I’m an established advisor.   I have 98% of the money I manage in managed accounts.  SMAs or Mutual Funds (and Mutual funds picked and allocated by my firm - MER).    I got INTO this business to advise clients on their portfolio and on their entire financial situation and specifically not to be a stock picker/broker.   I have yet to see, hear of or meet an individual broker selling one off stocks or even tiny portfolios that outperform over any meaningful period the portfolios I have for my clients.   Simple reason is that individual brokers sitting on main street cannot compete or consistently outperform professionally managed money.

I do not see myself as a salesman at all - any more than a stock picker is just selling the stocks his firm recommends.   I’m a CFP - have an MBA in Finance and advise my clients on a huge range of financial, planning, retirement and estate issues.  This consumes 90% of my day and when I ask my clients what they value - hands down - this is what they value - being that one - go to guy.

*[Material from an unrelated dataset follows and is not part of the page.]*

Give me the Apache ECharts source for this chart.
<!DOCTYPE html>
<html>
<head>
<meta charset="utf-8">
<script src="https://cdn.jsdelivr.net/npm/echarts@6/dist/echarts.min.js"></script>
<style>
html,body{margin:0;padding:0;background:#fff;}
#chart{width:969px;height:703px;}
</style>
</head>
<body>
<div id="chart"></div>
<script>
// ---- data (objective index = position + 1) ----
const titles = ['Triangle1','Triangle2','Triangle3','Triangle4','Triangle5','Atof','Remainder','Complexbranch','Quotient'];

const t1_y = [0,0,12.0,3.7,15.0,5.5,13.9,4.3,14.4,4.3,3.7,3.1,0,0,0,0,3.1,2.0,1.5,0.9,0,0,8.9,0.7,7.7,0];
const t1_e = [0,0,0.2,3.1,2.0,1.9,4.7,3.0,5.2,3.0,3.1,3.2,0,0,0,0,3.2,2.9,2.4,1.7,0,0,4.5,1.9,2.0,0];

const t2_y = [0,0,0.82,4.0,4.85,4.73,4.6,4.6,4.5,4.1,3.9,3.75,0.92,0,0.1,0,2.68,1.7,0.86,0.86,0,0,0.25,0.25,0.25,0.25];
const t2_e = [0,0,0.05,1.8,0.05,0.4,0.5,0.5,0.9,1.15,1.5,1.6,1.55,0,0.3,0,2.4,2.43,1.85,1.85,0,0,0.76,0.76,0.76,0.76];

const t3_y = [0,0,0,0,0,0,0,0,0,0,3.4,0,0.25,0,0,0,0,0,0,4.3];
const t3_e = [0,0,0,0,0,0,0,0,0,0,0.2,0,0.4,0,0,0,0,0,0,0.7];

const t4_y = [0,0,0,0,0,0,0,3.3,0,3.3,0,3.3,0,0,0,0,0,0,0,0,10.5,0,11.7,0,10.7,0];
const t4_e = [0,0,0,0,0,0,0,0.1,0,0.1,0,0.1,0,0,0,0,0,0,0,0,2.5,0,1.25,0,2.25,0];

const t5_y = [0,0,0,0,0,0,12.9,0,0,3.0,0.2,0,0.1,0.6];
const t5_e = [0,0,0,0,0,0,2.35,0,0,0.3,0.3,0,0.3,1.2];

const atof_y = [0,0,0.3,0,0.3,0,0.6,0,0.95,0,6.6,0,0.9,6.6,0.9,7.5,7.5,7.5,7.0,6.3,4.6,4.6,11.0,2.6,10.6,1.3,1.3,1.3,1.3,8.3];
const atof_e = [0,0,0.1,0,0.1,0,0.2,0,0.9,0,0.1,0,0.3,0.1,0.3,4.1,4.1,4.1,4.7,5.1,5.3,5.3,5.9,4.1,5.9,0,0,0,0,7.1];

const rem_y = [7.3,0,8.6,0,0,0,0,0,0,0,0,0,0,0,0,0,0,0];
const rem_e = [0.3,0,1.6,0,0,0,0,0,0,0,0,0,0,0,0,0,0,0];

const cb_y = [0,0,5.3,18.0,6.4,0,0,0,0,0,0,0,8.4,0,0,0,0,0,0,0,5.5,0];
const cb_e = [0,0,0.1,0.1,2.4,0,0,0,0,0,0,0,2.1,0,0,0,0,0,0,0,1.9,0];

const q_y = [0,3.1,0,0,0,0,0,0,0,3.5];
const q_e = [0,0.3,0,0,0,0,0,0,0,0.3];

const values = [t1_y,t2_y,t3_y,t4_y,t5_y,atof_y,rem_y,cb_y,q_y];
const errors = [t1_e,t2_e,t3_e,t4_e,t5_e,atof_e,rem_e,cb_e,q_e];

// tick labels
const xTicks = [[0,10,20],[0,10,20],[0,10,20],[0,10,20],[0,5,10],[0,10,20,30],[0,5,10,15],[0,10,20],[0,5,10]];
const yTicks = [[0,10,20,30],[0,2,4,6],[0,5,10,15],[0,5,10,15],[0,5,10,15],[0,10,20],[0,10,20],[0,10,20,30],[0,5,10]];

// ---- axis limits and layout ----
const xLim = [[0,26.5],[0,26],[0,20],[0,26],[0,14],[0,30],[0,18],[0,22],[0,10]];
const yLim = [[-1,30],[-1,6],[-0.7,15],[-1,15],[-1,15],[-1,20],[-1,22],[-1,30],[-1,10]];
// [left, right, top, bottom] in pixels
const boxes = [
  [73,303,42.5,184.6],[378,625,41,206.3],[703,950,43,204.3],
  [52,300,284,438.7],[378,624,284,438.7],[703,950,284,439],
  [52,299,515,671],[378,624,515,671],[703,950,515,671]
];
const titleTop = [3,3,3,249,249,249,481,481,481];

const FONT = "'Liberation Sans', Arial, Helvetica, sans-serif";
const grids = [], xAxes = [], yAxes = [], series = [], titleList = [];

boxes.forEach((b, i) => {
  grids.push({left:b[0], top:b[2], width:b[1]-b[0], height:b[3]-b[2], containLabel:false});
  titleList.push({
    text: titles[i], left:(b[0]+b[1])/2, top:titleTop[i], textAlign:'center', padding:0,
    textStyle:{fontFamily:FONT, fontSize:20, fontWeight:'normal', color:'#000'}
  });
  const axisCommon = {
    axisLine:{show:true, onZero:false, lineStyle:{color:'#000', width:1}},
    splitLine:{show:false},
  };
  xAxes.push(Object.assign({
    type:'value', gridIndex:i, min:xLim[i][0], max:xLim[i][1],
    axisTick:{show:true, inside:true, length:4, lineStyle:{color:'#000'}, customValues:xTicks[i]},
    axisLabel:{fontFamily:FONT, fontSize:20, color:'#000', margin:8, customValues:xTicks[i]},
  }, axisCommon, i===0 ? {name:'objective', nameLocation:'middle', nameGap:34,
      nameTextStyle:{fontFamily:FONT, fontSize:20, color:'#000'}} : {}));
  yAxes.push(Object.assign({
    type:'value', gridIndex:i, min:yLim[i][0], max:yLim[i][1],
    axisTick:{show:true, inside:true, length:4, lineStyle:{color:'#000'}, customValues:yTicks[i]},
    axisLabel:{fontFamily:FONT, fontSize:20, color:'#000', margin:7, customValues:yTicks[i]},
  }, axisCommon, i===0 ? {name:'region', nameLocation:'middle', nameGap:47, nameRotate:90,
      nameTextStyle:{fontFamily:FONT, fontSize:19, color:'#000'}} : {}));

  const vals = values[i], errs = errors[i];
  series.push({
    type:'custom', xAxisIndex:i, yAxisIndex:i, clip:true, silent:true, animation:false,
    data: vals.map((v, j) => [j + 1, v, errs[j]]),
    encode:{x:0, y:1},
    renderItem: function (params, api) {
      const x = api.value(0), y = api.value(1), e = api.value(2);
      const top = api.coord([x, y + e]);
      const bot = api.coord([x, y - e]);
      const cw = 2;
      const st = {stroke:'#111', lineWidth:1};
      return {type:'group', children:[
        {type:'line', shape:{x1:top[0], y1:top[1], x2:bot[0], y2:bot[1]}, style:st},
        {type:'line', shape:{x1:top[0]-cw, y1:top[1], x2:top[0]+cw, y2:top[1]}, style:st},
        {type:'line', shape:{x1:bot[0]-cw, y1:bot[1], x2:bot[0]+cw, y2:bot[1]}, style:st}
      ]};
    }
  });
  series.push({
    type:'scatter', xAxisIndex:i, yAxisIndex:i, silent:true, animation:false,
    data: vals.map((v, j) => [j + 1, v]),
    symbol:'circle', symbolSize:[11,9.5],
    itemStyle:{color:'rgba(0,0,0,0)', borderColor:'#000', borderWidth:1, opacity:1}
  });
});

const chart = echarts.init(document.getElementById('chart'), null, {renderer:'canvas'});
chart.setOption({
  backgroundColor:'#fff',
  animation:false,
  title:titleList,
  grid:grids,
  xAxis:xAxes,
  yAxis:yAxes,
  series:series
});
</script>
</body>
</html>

You can buy any financial product anywhere - and ALWAYS for less than what you would pay from a full services firm like MER - so what is the differentiator?    Its the comprehensive knowledge of your client’s financial situation and the ability to provide meaningful advice regarding their entire financial situation.

If I were a client and ONLY interested in picking stocks - I’d do what I used to do.    Join Schwab, buy a newsletter and trade online - its much much cheaper.    In order to justify the fees I charge I have to bring a lot more to the table than just recommending stocks from the US-1 List.


Dec 22, 2008 1:00 am

[quote=Bullroar]I’ll bite.

I’m an established advisor.   I have 98% of the money I manage in managed accounts.  SMAs or Mutual Funds (and Mutual funds picked and allocated by my firm - MER).    I got INTO this business to advise clients on their portfolio and on their entire financial situation and specifically not to be a stock picker/broker.   I have yet to see, hear of or meet an individual broker selling one off stocks or even tiny portfolios that outperform over any meaningful period the portfolios I have for my clients.   Simple reason is that individual brokers sitting on main street cannot compete or consistently outperform professionally managed money.

I do not see myself as a salesman at all - any more than a stock picker is just selling the stocks his firm recommends.   I’m a CFP - have an MBA in Finance and advise my clients on a huge range of financial, planning, retirement and estate issues.  This consumes 90% of my day and when I ask my clients what they value - hands down - this is what they value - being that one - go to guy.

You can buy any financial product anywhere - and ALWAYS for less than what you would pay from a full services firm like MER - so what is the differentiator?    Its the comprehensive knowledge of your client’s financial situation and the ability to provide meaningful advice regarding their entire financial situation.

If I were a client and ONLY interested in picking stocks - I’d do what I used to do.    Join Schwab, buy a newsletter and trade online - its much much cheaper.    In order to justify the fees I charge I have to bring a lot more to the table than just recommending stocks from the US-1 List.



[/quote]

You sound like a very special lady. Thanks for being born.